::: Entries :::

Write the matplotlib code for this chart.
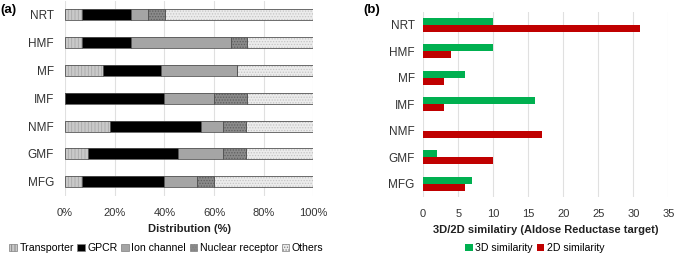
import matplotlib
matplotlib.use("Agg")
import matplotlib.pyplot as plt
import numpy as np
from matplotlib.patches import Patch

plt.rcParams['font.family'] = ['Liberation Sans', 'DejaVu Sans']
plt.rcParams['hatch.linewidth'] = 0.6

categories = ["NRT", "HMF", "MF", "IMF", "NMF", "GMF", "MFG"]

# Panel (a): distribution (%)
transporter = [6.7, 6.7, 15.4, 0.0, 18.2, 9.1, 6.7]
gpcr = [20.0, 20.0, 23.1, 40.0, 36.4, 36.4, 33.3]
ion_channel = [6.7, 40.0, 30.8, 20.0, 9.1, 18.2, 13.3]
nuclear_receptor = [6.7, 6.7, 0.0, 13.3, 9.1, 9.1, 6.7]
others = [60.0, 26.7, 30.8, 26.7, 27.3, 27.3, 40.0]
series_a = [
    ("Transporter", transporter, "#c9c9c9", "|||||", "#a8a8a8"),
    ("GPCR", gpcr, "#000000", None, None),
    ("Ion channel", ion_channel, "#a5a5a5", None, None),
    ("Nuclear receptor", nuclear_receptor, "#8a8a8a", "......", "#5e5e5e"),
    ("Others", others, "#ececec", "......", "#c4c4c4"),
]

# Panel (b): 3D/2D similarity
sim_3d = [10, 10, 6, 16, 0, 2, 7]
sim_2d = [31, 4, 3, 3, 17, 10, 6]

fig = plt.figure(figsize=(6.76, 2.57), dpi=100)

# ---------- Panel (a)
axa = fig.add_axes([0.0962, 0.239, 0.3673, 0.757])
y = np.arange(len(categories))
left = np.zeros(len(categories))
handles = []
for name, vals, fc, hatch, hc in series_a:
    vals = np.array(vals)
    if hatch:
        axa.barh(y, vals, left=left, height=0.4, color=fc, edgecolor=hc,
                 hatch=hatch, linewidth=0, zorder=3)
        h = Patch(facecolor=fc, edgecolor="#7f7f7f", hatch=hatch, linewidth=0.5)
    else:
        axa.barh(y, vals, left=left, height=0.4, color=fc, linewidth=0, zorder=3)
        h = Patch(facecolor=fc, edgecolor="#7f7f7f", linewidth=0.5)
    axa.barh(y, vals, left=left, height=0.4, fill=False, edgecolor="#555555",
             linewidth=0.6, zorder=4)
    handles.append(h)
    left = left + vals
axa.set_xlim(0, 100)
axa.set_ylim(len(categories) - 0.5, -0.5)
axa.set_yticks(y)
axa.set_yticklabels(categories, fontsize=8.5, color="#333333")
axa.set_xticks(np.arange(0, 101, 20))
axa.set_xticklabels([f"{v}%" for v in range(0, 101, 20)], fontsize=8, color="#333333")
axa.tick_params(length=0, pad=8)
axa.tick_params(axis='x', pad=9)
for s in axa.spines.values():
    s.set_visible(False)
axa.grid(axis='x', color="#e0e0e0", linewidth=0.8, zorder=0)
axa.set_axisbelow(True)
axa.set_xlabel("Distribution (%)", fontsize=8, fontweight='bold', color="#222222", labelpad=4)
fig.legend(handles, [s[0] for s in series_a], loc='center', bbox_to_anchor=(0.246, 0.035),
           ncol=5, frameon=False, fontsize=7.6, handlelength=0.7, handleheight=0.7,
           handletextpad=0.25, columnspacing=0.35, borderpad=0)
fig.text(0.0, 0.962, "(a)", fontsize=9.5, fontweight='bold', ha='left', va='center')

# ---------- Panel (b)
axb = fig.add_axes([0.626, 0.2335, 0.3626, 0.721])
bh = 0.265
axb.barh(y - bh / 2, sim_3d, height=bh, color="#00b050", zorder=3, label="3D similarity")
axb.barh(y + bh / 2, sim_2d, height=bh, color="#c00000", zorder=3, label="2D similarity")
axb.set_xlim(0, 35)
axb.set_ylim(len(categories) - 0.5, -0.5)
axb.set_yticks(y)
axb.set_yticklabels(categories, fontsize=8.5, color="#333333")
axb.set_xticks(np.arange(0, 36, 5))
axb.set_xticklabels([str(v) for v in range(0, 36, 5)], fontsize=8, color="#333333")
axb.tick_params(length=0, pad=6)
axb.tick_params(axis='x', pad=9)
for s in axb.spines.values():
    s.set_visible(False)
axb.grid(axis='x', color="#e0e0e0", linewidth=0.8, zorder=0)
axb.set_axisbelow(True)
axb.set_xlabel("3D/2D similatiry (Aldose Reductase target)", fontsize=8, fontweight='bold',
               color="#222222", labelpad=4)
axb.legend(loc='center', bbox_to_anchor=(0.791, 0.035), bbox_transform=fig.transFigure,
           ncol=2, frameon=False, fontsize=7.6, handlelength=0.7, handleheight=0.7,
           handletextpad=0.25, columnspacing=0.35, borderpad=0)
fig.text(0.537, 0.962, "(b)", fontsize=9.5, fontweight='bold', ha='left', va='center')

fig.savefig("out.png", dpi=100)
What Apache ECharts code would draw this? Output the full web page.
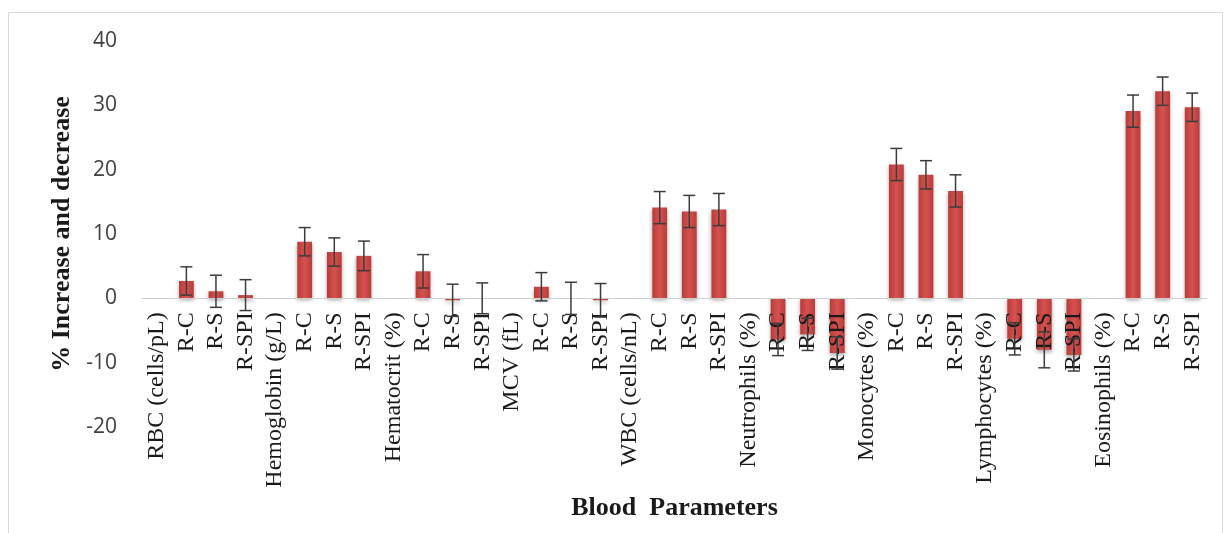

:::

Stated task: Quote each line of the listing exactly, but leave the pictures out.

Answer for the task:
Write the matplotlib code for this chart.
import matplotlib
matplotlib.use("Agg")
import matplotlib.pyplot as plt
import numpy as np
from matplotlib.patches import Patch

plt.rcParams['font.family'] = ['Liberation Sans', 'DejaVu Sans']
plt.rcParams['hatch.linewidth'] = 0.6

categories = ["NRT", "HMF", "MF", "IMF", "NMF", "GMF", "MFG"]

# Panel (a): distribution (%)
transporter = [6.7, 6.7, 15.4, 0.0, 18.2, 9.1, 6.7]
gpcr = [20.0, 20.0, 23.1, 40.0, 36.4, 36.4, 33.3]
ion_channel = [6.7, 40.0, 30.8, 20.0, 9.1, 18.2, 13.3]
nuclear_receptor = [6.7, 6.7, 0.0, 13.3, 9.1, 9.1, 6.7]
others = [60.0, 26.7, 30.8, 26.7, 27.3, 27.3, 40.0]
series_a = [
    ("Transporter", transporter, "#c9c9c9", "|||||", "#a8a8a8"),
    ("GPCR", gpcr, "#000000", None, None),
    ("Ion channel", ion_channel, "#a5a5a5", None, None),
    ("Nuclear receptor", nuclear_receptor, "#8a8a8a", "......", "#5e5e5e"),
    ("Others", others, "#ececec", "......", "#c4c4c4"),
]

# Panel (b): 3D/2D similarity
sim_3d = [10, 10, 6, 16, 0, 2, 7]
sim_2d = [31, 4, 3, 3, 17, 10, 6]

fig = plt.figure(figsize=(6.76, 2.57), dpi=100)

# ---------- Panel (a)
axa = fig.add_axes([0.0962, 0.239, 0.3673, 0.757])
y = np.arange(len(categories))
left = np.zeros(len(categories))
handles = []
for name, vals, fc, hatch, hc in series_a:
    vals = np.array(vals)
    if hatch:
        axa.barh(y, vals, left=left, height=0.4, color=fc, edgecolor=hc,
                 hatch=hatch, linewidth=0, zorder=3)
        h = Patch(facecolor=fc, edgecolor="#7f7f7f", hatch=hatch, linewidth=0.5)
    else:
        axa.barh(y, vals, left=left, height=0.4, color=fc, linewidth=0, zorder=3)
        h = Patch(facecolor=fc, edgecolor="#7f7f7f", linewidth=0.5)
    axa.barh(y, vals, left=left, height=0.4, fill=False, edgecolor="#555555",
             linewidth=0.6, zorder=4)
    handles.append(h)
    left = left + vals
axa.set_xlim(0, 100)
axa.set_ylim(len(categories) - 0.5, -0.5)
axa.set_yticks(y)
axa.set_yticklabels(categories, fontsize=8.5, color="#333333")
axa.set_xticks(np.arange(0, 101, 20))
axa.set_xticklabels([f"{v}%" for v in range(0, 101, 20)], fontsize=8, color="#333333")
axa.tick_params(length=0, pad=8)
axa.tick_params(axis='x', pad=9)
for s in axa.spines.values():
    s.set_visible(False)
axa.grid(axis='x', color="#e0e0e0", linewidth=0.8, zorder=0)
axa.set_axisbelow(True)
axa.set_xlabel("Distribution (%)", fontsize=8, fontweight='bold', color="#222222", labelpad=4)
fig.legend(handles, [s[0] for s in series_a], loc='center', bbox_to_anchor=(0.246, 0.035),
           ncol=5, frameon=False, fontsize=7.6, handlelength=0.7, handleheight=0.7,
           handletextpad=0.25, columnspacing=0.35, borderpad=0)
fig.text(0.0, 0.962, "(a)", fontsize=9.5, fontweight='bold', ha='left', va='center')

# ---------- Panel (b)
axb = fig.add_axes([0.626, 0.2335, 0.3626, 0.721])
bh = 0.265
axb.barh(y - bh / 2, sim_3d, height=bh, color="#00b050", zorder=3, label="3D similarity")
axb.barh(y + bh / 2, sim_2d, height=bh, color="#c00000", zorder=3, label="2D similarity")
axb.set_xlim(0, 35)
axb.set_ylim(len(categories) - 0.5, -0.5)
axb.set_yticks(y)
axb.set_yticklabels(categories, fontsize=8.5, color="#333333")
axb.set_xticks(np.arange(0, 36, 5))
axb.set_xticklabels([str(v) for v in range(0, 36, 5)], fontsize=8, color="#333333")
axb.tick_params(length=0, pad=6)
axb.tick_params(axis='x', pad=9)
for s in axb.spines.values():
    s.set_visible(False)
axb.grid(axis='x', color="#e0e0e0", linewidth=0.8, zorder=0)
axb.set_axisbelow(True)
axb.set_xlabel("3D/2D similatiry (Aldose Reductase target)", fontsize=8, fontweight='bold',
               color="#222222", labelpad=4)
axb.legend(loc='center', bbox_to_anchor=(0.791, 0.035), bbox_transform=fig.transFigure,
           ncol=2, frameon=False, fontsize=7.6, handlelength=0.7, handleheight=0.7,
           handletextpad=0.25, columnspacing=0.35, borderpad=0)
fig.text(0.537, 0.962, "(b)", fontsize=9.5, fontweight='bold', ha='left', va='center')

fig.savefig("out.png", dpi=100)
What Apache ECharts code would draw this? Output the full web page.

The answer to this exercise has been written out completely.